His cross-examination fell flat. He scored a meaningless point getting Riggs to admit that he was not an orthopedic surgeon and had never performed a laminectomy. “But I’ve done thousands of autopsies, and that’s how you determine cause of death,” Riggs quickly added.
“You testified that trauma could cause the rupture, did you not?” Cefalo asked.
“Yes, I can’t tell you how many drivers I saw in the morgue in the days before seat belts. In a collision, the steering wheel can hit the chest and abdomen with such force as to rupture the aorta. That, of course, is trauma from the front.”

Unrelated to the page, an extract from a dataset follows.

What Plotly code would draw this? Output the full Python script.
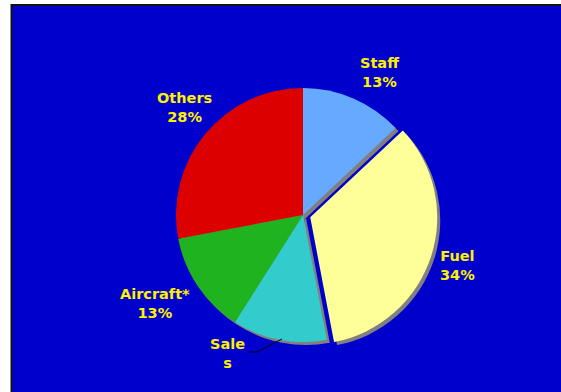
import plotly.graph_objects as go

# Cost breakdown (share of total, %)
categories = ["Staff", "Fuel", "Sales", "Aircraft*", "Others"]
values = [13, 34, 12, 13, 28]
label_lines = ["Staff", "Fuel", "Sale<br>s", "Aircraft*", "Others"]
show_pct = [True, True, False, True, True]
colors = ["#66AAFF", "#FFFF99", "#33CCCC", "#1FB31F", "#DD0000"]
pulls = [0, 0.06, 0, 0, 0]

W, H = 561, 392
BG = "#0000CC"
TXT = "#FFF000"
FONT = "DejaVu Sans, Verdana, sans-serif"

# pie geometry in pixels
cx, cy, r = 303, 215, 127
half = r * (1 + max(pulls))


def dom(cx_px, cy_px):
    return dict(
        x=[(cx_px - half) / W, (cx_px + half) / W],
        y=[(H - cy_px - half) / H, (H - cy_px + half) / H],
    )


fig = go.Figure()

# drop shadow under the pie
fig.add_trace(go.Pie(
    labels=categories, values=values, sort=False, direction="clockwise",
    pull=pulls, marker=dict(colors=["#808080"] * len(values), line=dict(width=0)),
    textinfo="none", hoverinfo="skip", showlegend=False, domain=dom(cx + 3, cy + 3),
))
fig.add_trace(go.Pie(
    labels=categories, values=values, sort=False, direction="clockwise",
    pull=pulls, marker=dict(colors=colors, line=dict(width=0)),
    textinfo="none", showlegend=False, domain=dom(cx, cy),
))

# outside labels (pixel anchors, centre of the text block)
label_pos = [(379, 73), (457, 265), (227, 353), (155, 303), (184, 107)]
for txt, v, show, (lx, ly) in zip(label_lines, values, show_pct, label_pos):
    text = f"{txt}<br>{v}%" if show else txt
    fig.add_annotation(
        x=lx / W, y=(H - ly) / H, xref="paper", yref="paper",
        xanchor="center", yanchor="middle",
        text=f"<b>{text}</b>", showarrow=False, align="center",
        font=dict(family=FONT, size=14.5, color=TXT),
    )

# leader line for the Sales label
pts = [(249, 352), (257, 352), (282, 339)]
path = "M " + " L ".join(f"{x / W} {(H - y) / H}" for x, y in pts)
shapes = [
    dict(type="rect", xref="paper", yref="paper", x0=11.5 / W, x1=1.05,
         y0=-0.05, y1=(H - 5) / H, fillcolor=BG, line=dict(color="#111111", width=2),
         layer="below"),
    dict(type="path", xref="paper", yref="paper", path=path,
         line=dict(color="#000000", width=1)),
]

fig.update_layout(
    width=W, height=H, margin=dict(l=0, r=0, t=0, b=0),
    paper_bgcolor="white", plot_bgcolor="white",
    shapes=shapes, showlegend=False,
    font=dict(family=FONT),
)

fig.write_html("out.html")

“But a misguided rongeur could produce the kind of trauma to rupture the aorta?”
Hit me again, Cefalo seemed to plead.
“It could, but not in the front of the blood vessel when the surgeon is coming in from the back,” Riggs said.
Cefalo wouldn’t call it quits. “The thoracic surgeon was working under conditions of extreme emergency trying to do the repair, was he not?”

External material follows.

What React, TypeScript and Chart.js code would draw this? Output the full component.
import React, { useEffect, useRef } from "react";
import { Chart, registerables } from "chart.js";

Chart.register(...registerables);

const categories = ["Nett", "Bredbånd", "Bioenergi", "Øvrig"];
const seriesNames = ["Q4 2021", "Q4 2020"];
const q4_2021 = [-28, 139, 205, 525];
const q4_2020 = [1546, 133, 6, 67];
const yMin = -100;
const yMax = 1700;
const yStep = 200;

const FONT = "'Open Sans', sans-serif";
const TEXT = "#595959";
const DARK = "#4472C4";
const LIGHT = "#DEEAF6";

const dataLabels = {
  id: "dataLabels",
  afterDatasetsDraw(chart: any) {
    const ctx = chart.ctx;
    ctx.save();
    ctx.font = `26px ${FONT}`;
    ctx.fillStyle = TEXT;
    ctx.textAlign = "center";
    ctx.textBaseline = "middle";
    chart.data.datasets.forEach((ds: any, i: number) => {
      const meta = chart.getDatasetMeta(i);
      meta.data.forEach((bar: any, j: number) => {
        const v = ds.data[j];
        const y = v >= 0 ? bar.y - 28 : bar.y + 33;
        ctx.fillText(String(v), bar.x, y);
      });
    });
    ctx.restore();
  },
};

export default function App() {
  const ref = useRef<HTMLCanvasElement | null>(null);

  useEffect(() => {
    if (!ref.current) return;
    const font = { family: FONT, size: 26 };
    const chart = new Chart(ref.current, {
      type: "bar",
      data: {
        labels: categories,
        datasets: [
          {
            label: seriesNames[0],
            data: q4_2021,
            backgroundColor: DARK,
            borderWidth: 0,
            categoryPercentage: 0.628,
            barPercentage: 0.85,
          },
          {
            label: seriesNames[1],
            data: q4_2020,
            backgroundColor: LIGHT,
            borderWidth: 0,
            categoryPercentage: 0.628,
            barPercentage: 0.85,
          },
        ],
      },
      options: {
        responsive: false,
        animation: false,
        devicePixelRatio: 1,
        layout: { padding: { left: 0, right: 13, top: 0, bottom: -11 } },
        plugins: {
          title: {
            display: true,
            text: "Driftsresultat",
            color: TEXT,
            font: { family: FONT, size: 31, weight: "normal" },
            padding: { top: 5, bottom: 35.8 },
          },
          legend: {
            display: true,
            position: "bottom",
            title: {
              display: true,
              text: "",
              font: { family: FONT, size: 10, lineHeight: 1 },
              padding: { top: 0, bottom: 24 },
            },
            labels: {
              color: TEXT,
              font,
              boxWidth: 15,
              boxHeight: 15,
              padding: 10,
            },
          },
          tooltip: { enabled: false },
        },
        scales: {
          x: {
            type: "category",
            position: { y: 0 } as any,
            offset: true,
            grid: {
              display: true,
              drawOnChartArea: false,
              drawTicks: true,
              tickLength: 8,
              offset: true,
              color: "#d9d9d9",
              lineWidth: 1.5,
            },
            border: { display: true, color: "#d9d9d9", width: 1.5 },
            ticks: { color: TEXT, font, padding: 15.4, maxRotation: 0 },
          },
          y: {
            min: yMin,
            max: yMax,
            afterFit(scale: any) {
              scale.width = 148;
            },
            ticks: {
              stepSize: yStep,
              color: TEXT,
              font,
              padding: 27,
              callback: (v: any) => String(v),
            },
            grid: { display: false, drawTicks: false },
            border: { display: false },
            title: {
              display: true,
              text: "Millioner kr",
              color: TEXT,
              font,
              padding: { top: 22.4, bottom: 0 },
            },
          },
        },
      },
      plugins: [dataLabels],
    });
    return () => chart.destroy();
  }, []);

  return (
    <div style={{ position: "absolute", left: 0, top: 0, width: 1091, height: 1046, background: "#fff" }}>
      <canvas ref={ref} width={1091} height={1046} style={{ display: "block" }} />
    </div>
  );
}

“I assume so,” Riggs said.
“And in such conditions, he could have made a mistake as to the location of the rupture, could he not?”
Riggs smiled a gentle, fatherly smile. “Every piece of evidence ever adduced in a courtroom could be the product of a mistake. Your witnesses could all be wrong. Mr. Lassiter’s witnesses could all be wrong. But it’s all we’ve got, and there’s nothing to indicate the rupture was anywhere but where the chest buster-excuse me, the thoracic surgeon-said, the anterior of die aorta.”
Fine. Outstanding. I couldn’t have said it better myself. Cefalo sat down without laying a glove on him. It was after one o’clock and we had not yet recessed for lunch. Judge Leonard was fidgeting.
“Noting the lateness of the hour, perhaps this is an opportune time to adjourn for the day,” the judge said. Translation: There’s a stakes race at Hialeah and I’ve got a tip from a jockey who hasn’t paid alimony since his divorce fell into my division last year. “Hearing no objection, court stands adjourned until nine-thirty tomorrow morning.”
Roger Salisbury was beaming. He didn’t look like a man who wanted to lose. It had been a fine morning of lawyering, and I was feeling pretty full of myself. In the back of the courtroom I caught a glimpse of Susan Corrigan wearing a Super Bowl XVI nylon jacket over a T-shirt. She eyed me as if I’d just spit in church.
I told Roger Salisbury I’d treat him to stone crabs, home fries, and cold beer for lunch. Time for a mini-celebration, lime, too, for some questions I needed to ask.